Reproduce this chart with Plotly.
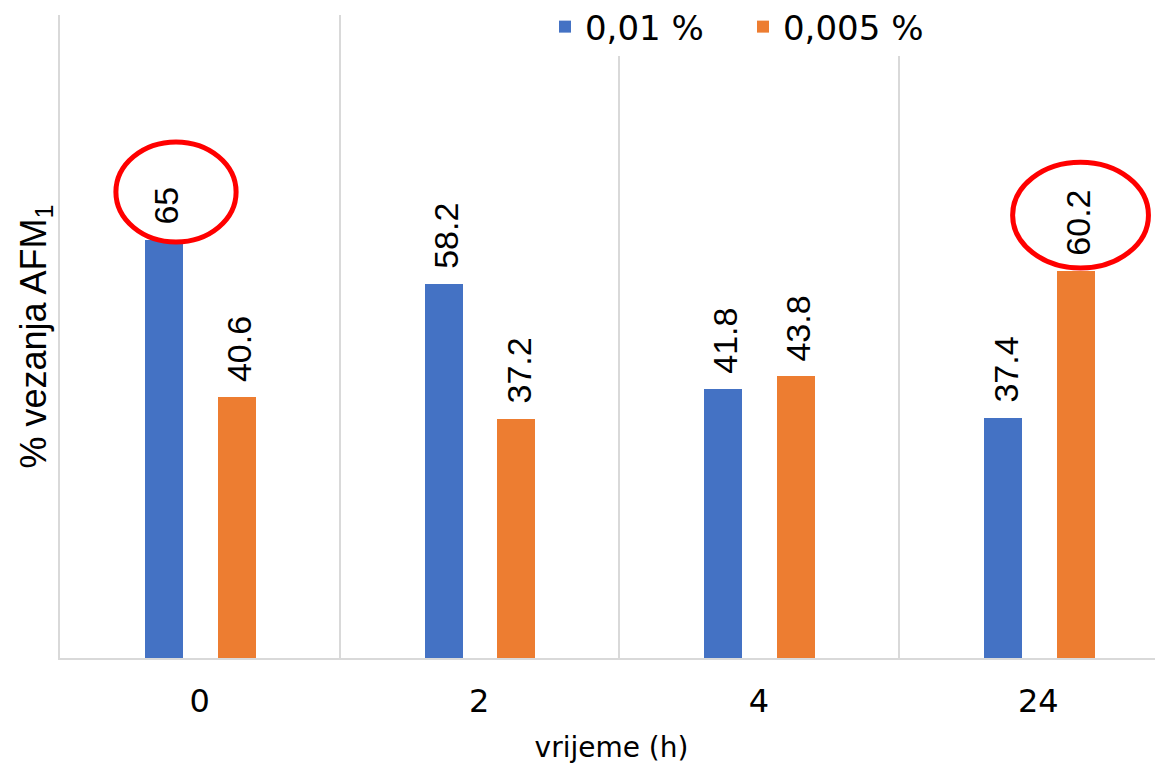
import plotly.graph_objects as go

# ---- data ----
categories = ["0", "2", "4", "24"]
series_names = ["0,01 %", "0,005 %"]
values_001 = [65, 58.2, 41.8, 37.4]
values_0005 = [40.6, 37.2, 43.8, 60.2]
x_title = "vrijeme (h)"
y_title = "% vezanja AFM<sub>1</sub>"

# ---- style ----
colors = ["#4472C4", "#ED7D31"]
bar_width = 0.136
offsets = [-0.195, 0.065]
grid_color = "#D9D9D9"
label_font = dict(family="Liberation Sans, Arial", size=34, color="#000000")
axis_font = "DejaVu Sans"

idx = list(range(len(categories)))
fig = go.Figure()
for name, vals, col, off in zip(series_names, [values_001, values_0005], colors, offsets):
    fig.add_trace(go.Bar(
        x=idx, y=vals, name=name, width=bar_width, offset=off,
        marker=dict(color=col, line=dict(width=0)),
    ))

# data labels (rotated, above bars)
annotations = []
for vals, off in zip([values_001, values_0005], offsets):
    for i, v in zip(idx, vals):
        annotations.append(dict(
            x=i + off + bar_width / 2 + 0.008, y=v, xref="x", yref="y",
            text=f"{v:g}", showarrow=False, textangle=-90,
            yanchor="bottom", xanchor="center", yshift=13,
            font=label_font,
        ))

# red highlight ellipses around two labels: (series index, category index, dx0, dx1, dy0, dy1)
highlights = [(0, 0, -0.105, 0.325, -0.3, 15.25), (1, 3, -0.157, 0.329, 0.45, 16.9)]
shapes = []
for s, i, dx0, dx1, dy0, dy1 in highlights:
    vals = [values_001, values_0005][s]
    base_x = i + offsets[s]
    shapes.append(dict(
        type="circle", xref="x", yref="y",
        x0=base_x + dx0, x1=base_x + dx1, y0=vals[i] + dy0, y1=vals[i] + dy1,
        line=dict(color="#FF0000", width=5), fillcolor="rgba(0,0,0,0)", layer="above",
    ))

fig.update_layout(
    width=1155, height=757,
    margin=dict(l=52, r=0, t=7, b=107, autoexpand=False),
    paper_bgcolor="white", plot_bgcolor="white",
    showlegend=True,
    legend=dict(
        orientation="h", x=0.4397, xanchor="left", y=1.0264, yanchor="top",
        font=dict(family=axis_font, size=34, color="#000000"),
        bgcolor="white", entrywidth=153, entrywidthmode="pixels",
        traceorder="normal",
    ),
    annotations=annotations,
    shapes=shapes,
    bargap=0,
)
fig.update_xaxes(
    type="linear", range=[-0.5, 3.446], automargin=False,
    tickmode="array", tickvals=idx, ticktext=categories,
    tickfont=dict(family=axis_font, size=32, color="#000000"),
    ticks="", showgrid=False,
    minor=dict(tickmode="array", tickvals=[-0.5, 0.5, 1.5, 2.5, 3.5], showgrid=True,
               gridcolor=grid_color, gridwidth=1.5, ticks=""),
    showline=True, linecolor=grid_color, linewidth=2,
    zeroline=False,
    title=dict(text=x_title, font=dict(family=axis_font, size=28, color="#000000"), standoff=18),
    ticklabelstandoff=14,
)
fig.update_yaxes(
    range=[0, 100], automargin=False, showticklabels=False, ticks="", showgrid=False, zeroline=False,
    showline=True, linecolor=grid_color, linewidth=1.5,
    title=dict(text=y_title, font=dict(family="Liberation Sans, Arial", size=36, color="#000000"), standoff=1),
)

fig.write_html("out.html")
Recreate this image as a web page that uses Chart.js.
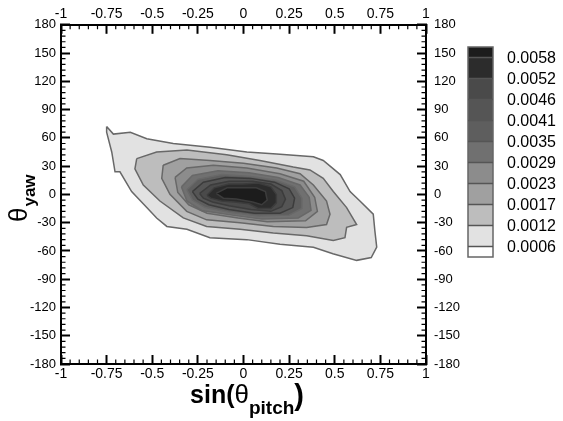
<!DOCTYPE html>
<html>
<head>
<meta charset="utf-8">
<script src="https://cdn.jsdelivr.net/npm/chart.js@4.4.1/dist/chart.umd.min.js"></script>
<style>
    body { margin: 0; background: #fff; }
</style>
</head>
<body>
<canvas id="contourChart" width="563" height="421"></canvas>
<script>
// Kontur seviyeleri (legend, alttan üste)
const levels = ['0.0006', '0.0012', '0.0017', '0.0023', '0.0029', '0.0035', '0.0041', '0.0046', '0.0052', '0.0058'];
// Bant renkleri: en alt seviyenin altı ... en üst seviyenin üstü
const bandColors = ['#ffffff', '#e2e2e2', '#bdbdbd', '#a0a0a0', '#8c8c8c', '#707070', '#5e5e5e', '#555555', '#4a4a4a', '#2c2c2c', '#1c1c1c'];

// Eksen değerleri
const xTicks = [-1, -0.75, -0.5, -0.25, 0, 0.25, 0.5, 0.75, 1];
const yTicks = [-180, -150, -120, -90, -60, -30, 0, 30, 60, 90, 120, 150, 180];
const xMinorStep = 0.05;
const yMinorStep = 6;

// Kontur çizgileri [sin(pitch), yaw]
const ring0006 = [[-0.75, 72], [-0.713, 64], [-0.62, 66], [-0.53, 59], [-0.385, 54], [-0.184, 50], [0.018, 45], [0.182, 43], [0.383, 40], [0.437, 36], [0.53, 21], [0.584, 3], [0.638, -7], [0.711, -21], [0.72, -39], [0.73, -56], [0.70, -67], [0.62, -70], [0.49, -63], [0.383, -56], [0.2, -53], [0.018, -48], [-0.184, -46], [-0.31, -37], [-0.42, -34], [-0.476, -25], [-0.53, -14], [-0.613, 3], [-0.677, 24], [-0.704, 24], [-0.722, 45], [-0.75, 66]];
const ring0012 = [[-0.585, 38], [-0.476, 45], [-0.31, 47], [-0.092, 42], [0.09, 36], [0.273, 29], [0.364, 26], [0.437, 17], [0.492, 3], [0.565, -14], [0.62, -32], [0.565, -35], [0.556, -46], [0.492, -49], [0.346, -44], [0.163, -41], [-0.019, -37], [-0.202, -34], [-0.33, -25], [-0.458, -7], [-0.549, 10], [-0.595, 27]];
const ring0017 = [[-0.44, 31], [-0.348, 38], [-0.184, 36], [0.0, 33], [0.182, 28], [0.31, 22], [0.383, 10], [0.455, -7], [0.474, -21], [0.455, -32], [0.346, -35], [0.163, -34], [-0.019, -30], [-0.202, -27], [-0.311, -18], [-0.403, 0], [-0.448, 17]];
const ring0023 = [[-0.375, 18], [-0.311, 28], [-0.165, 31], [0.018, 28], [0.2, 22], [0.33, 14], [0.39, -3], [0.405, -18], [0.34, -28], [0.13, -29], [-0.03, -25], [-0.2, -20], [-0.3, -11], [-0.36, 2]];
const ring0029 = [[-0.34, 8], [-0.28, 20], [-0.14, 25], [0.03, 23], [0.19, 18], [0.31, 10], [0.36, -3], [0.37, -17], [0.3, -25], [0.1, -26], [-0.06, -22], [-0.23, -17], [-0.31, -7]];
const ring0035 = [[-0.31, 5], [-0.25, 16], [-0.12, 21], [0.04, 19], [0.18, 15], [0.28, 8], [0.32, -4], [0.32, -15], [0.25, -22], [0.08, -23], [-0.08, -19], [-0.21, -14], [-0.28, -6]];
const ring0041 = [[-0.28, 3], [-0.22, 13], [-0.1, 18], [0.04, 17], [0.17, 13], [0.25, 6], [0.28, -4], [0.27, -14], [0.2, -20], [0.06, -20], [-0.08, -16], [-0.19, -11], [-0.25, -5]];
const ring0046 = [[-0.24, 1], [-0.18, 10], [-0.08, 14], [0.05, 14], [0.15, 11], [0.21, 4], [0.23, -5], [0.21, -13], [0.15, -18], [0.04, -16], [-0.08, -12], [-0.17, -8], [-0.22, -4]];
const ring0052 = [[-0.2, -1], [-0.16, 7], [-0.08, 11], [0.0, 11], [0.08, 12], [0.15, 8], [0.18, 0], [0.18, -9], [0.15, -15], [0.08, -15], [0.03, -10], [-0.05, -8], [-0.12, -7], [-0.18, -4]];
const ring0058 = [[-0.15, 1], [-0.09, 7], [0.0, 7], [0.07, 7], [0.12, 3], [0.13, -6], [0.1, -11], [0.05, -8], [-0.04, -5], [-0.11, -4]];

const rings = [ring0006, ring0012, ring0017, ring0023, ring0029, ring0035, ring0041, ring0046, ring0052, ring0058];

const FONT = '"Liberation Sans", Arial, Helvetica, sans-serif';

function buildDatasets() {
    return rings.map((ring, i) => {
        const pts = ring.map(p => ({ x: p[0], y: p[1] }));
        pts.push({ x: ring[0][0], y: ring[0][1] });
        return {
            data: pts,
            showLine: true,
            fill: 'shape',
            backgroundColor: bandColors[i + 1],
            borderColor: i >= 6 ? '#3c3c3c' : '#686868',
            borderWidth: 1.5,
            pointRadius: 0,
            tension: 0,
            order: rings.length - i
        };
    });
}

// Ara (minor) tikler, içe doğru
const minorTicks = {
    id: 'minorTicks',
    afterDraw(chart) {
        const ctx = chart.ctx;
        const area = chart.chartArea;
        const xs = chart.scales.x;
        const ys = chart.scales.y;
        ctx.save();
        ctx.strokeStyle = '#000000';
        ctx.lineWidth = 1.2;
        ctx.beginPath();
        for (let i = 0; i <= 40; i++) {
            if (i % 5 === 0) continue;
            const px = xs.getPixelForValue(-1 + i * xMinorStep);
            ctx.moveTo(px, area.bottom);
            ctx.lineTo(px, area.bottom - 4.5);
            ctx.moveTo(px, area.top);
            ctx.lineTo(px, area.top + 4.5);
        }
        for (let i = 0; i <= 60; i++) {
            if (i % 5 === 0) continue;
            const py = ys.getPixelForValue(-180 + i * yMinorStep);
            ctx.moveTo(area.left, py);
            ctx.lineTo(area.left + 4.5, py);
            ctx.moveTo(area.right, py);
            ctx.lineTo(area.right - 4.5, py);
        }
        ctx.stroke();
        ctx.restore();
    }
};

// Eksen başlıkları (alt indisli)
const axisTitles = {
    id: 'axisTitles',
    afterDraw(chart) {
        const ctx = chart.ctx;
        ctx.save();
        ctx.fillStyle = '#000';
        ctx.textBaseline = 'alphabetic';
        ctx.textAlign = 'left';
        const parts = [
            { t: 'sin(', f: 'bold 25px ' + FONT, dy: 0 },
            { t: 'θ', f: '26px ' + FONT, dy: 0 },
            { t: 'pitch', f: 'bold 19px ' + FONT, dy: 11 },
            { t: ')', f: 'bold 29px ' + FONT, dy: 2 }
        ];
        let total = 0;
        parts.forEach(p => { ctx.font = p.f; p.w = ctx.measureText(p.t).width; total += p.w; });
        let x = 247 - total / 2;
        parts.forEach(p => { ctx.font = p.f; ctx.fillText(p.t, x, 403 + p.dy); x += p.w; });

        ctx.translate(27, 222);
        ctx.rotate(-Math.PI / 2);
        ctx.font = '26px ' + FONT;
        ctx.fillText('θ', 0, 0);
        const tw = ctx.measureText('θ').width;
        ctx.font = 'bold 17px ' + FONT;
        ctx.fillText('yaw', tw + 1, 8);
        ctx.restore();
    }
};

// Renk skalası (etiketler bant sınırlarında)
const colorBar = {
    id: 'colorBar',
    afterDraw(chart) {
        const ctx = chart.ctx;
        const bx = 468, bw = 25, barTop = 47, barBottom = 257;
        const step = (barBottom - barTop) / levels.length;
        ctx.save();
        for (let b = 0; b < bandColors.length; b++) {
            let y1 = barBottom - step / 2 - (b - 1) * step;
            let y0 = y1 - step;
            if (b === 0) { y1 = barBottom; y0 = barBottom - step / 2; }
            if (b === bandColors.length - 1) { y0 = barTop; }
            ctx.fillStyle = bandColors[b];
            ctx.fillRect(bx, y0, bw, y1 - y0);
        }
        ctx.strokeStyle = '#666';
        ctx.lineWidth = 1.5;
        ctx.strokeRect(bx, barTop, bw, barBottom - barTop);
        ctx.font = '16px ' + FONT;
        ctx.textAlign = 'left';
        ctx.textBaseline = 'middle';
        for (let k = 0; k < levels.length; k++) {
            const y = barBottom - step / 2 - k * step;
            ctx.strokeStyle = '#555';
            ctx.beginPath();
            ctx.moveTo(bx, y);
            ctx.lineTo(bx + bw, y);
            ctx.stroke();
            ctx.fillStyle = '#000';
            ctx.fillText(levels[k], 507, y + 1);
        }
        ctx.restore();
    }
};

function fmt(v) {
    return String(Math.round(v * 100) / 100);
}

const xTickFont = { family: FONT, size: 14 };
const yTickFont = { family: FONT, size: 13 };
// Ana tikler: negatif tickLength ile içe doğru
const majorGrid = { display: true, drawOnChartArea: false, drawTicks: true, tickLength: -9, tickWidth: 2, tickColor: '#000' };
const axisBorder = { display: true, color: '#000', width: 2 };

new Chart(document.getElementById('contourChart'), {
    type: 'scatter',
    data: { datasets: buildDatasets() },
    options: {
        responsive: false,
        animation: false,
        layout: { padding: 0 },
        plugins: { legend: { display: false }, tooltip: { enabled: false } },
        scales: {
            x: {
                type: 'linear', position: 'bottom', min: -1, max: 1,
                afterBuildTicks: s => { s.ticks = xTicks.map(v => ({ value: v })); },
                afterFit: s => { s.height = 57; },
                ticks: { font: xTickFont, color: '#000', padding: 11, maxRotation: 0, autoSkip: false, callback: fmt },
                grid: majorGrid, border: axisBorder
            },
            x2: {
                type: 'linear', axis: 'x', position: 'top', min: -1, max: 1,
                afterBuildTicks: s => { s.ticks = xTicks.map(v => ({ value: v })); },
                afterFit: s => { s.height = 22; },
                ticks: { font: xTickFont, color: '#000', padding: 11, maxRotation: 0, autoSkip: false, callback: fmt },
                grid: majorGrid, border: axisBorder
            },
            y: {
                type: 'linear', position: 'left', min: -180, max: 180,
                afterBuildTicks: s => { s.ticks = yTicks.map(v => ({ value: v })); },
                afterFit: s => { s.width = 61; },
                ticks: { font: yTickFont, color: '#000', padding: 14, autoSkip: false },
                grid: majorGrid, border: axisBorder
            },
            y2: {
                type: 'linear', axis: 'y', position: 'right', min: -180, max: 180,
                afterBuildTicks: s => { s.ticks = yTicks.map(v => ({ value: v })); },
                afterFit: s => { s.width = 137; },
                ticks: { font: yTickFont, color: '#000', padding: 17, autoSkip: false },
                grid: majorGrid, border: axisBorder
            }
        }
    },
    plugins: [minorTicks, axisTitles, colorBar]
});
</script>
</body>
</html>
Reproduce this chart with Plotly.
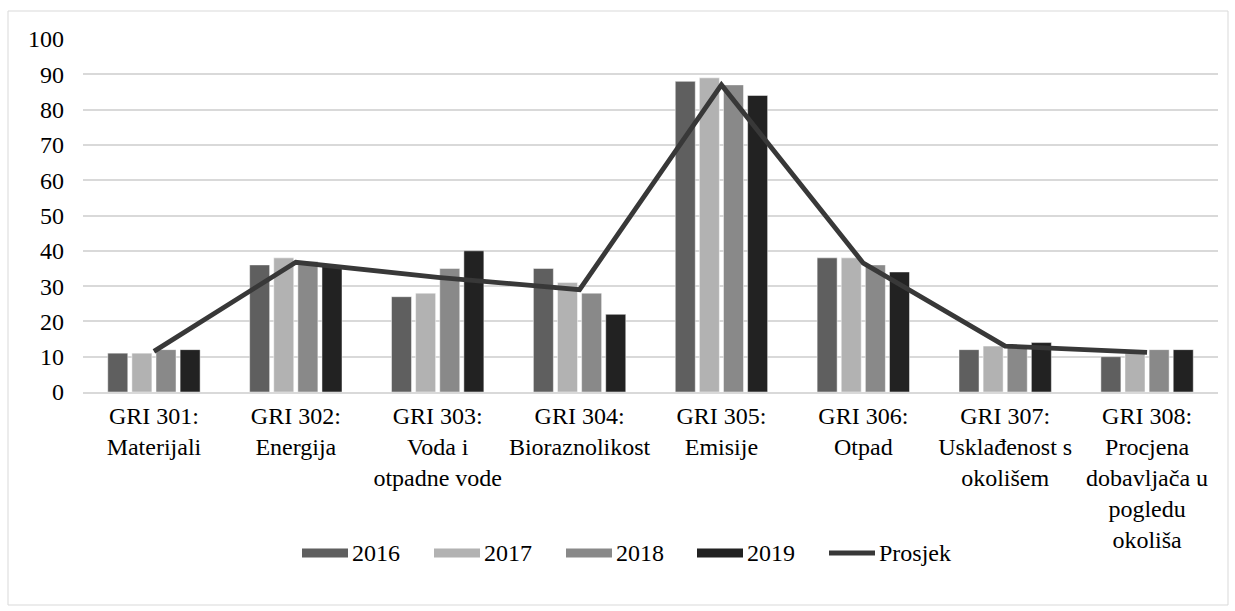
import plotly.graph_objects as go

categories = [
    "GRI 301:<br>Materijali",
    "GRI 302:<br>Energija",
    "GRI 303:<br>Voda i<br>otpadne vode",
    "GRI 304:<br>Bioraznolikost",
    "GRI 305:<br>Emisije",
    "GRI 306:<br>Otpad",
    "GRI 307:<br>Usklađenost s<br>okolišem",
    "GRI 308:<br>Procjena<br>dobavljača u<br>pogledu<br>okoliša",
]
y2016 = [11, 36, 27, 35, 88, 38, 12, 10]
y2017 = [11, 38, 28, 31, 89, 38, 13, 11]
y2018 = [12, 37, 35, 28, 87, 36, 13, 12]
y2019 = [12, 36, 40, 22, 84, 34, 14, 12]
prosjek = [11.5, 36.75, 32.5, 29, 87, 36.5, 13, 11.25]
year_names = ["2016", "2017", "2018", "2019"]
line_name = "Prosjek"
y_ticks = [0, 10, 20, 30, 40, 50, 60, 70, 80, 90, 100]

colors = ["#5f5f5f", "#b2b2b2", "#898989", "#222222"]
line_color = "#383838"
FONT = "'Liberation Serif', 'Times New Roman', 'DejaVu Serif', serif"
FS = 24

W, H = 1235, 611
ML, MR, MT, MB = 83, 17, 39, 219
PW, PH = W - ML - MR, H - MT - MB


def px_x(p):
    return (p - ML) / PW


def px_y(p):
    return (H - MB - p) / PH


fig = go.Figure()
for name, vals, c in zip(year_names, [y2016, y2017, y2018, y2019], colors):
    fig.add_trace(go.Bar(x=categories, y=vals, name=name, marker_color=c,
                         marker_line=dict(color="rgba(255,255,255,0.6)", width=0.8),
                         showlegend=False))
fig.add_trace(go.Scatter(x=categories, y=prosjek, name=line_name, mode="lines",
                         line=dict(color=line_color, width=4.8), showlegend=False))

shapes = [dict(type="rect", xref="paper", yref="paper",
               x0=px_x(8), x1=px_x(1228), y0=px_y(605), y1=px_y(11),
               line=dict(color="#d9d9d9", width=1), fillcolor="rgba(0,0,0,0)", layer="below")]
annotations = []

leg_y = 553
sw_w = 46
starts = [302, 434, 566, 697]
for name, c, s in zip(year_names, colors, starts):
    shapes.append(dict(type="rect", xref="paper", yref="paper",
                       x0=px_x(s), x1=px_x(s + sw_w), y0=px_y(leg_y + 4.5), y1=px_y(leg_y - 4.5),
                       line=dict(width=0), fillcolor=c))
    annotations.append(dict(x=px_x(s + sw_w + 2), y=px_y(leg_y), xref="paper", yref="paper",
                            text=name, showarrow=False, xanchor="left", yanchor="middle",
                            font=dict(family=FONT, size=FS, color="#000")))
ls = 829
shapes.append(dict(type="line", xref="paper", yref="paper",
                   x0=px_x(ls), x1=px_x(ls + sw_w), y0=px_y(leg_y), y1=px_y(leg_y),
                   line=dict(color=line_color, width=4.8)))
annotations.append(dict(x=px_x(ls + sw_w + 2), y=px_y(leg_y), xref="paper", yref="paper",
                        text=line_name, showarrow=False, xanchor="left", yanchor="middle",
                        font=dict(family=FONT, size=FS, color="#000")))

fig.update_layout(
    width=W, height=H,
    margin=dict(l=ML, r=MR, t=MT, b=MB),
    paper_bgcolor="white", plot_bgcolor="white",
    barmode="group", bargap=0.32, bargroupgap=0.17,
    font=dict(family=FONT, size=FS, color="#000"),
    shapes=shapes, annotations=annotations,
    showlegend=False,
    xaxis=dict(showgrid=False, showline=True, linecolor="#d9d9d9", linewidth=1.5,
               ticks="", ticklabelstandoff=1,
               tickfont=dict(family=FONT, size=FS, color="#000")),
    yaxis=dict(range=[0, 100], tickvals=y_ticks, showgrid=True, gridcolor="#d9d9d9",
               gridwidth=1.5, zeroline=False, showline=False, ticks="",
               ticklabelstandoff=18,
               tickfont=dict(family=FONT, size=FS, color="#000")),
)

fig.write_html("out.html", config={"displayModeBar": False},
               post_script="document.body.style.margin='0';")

- Required task:
Reproduce exactly the run of lines beginning with the one that contains "Recreate this image" and ending with the one that contains "const yMinorStep = 6;". Do not include pictures.

- Exercise output:
Recreate this image as a web page that uses Chart.js.
<!DOCTYPE html>
<html>
<head>
<meta charset="utf-8">
<script src="https://cdn.jsdelivr.net/npm/chart.js@4.4.1/dist/chart.umd.min.js"></script>
<style>
    body { margin: 0; background: #fff; }
</style>
</head>
<body>
<canvas id="contourChart" width="563" height="421"></canvas>
<script>
// Kontur seviyeleri (legend, alttan üste)
const levels = ['0.0006', '0.0012', '0.0017', '0.0023', '0.0029', '0.0035', '0.0041', '0.0046', '0.0052', '0.0058'];
// Bant renkleri: en alt seviyenin altı ... en üst seviyenin üstü
const bandColors = ['#ffffff', '#e2e2e2', '#bdbdbd', '#a0a0a0', '#8c8c8c', '#707070', '#5e5e5e', '#555555', '#4a4a4a', '#2c2c2c', '#1c1c1c'];

// Eksen değerleri
const xTicks = [-1, -0.75, -0.5, -0.25, 0, 0.25, 0.5, 0.75, 1];
const yTicks = [-180, -150, -120, -90, -60, -30, 0, 30, 60, 90, 120, 150, 180];
const xMinorStep = 0.05;
const yMinorStep = 6;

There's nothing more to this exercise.